The Academy is held in a context in which climate change is deeply transforming the role of central banks and, in particular, is leading to a re-evaluation of central banks’ financial stability mandate. It is also impacting prudential authorities. Instead of examining how the risk landscape has been altered by climate change, the Academy will review practical approaches for quantifying their impact and explore best practices for integrating climate risk into both prudential and risk management frameworks.
This online Academy has been designed for staff members of financial institutions, micro-prudential and macro-prudential authorities who wish to deeply understand the crucial risks that climate change pose to the financial system.
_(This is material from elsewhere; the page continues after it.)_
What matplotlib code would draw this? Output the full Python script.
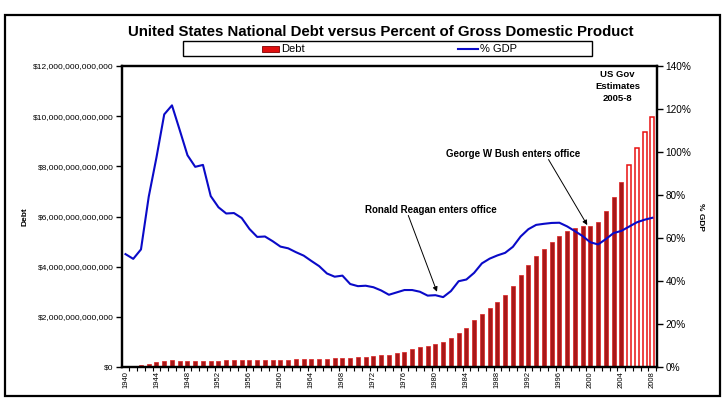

In addition to providing topical content and practical tools, this online Academy will also act as a platform to stimulate exchange and debate between public officials, academics and private practitioners.
Identify climate-related financial risks and the impact of climate change on the financial sector;
Understand how the financial sector is exposed to the different implications of climate change (from sea level rise to carbon pricing);
Calculate and quantify climate risks and exposures (e.g., climate scenarios, transition risks) under a series of given assumptions;
Debate the impact of physical risks on the global economy;
Link climate risks with wider macro-financial variables;
Design state of the art climate scenario designs;
Define and leverage climate scenarios to quantify their potential financial impacts on financial institutions;
Discuss how climate risks can be incorporated into an institution’ risk management framework and how risk management approaches can be adjusted to capture climate risks;
Comprehend the role of central banks to hold financial stability from climate-related risks;
Describe the potential implications of climate change for financial stability;
Review latest EU climate action instruments and discuss emerging climate regulatory risks.